After applying the law to the fact of this case, the judge dismissed the Plaintiff’s application to sever liability and quantum.


[47]           In result, the plaintiff has not established, on a preponderance of probability, a compelling reason to sever the issue of liability from the issues of quantum.


[48]           To the framework of analysis under the pre-existing rule, must be added a consideration of the objective of “proportionality” mandated by Rule 1-3(2):


(2)        Securing the just, speedy and inexpensive determination of a proceeding on its merits includes, so far as is practicable, conducting the proceeding in ways that are proportionate to

            (a)        the amount involved in the proceeding,

            (b)        the importance of the issues in dispute, and

            (c)        the complexity of the proceeding.

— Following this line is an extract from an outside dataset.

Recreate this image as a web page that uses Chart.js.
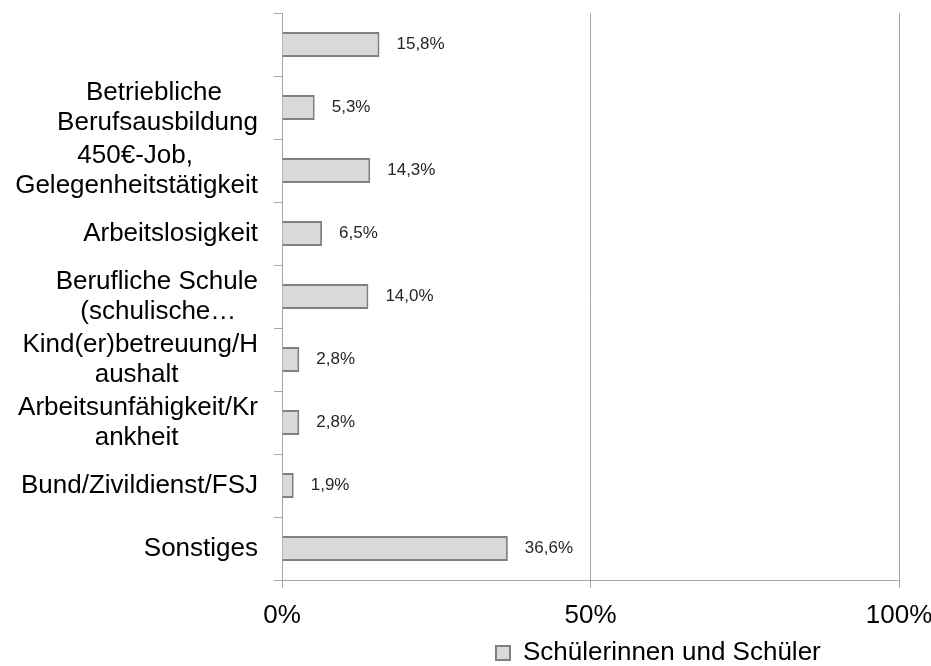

[49]           Expense was the sole factor urged by the plaintiff in support of severance. In the event of a review, however, I will set out my findings on the factors prescribed in the rule.


[50]           First, I take the “amount involved” to mean the quantum of monetary damages awarded to the plaintiff as the result of a successful prosecution of her lawsuit.


[51]           This factor was not argued. But, seemingly, the method of trial currently extant is proportionate to, that is to say, “duly related” to, the amount involved. I find this factor to be neutral.


[52]           Second, the issue of credibility is important to the issue of fault, and, I am told, to the issue of quantum.


[53]           For the reasons given above, for deciding against severance on the ground of interconnected issues, I find that one trial of all issues is proportionate to the expense to be incurred, to conduct one trial.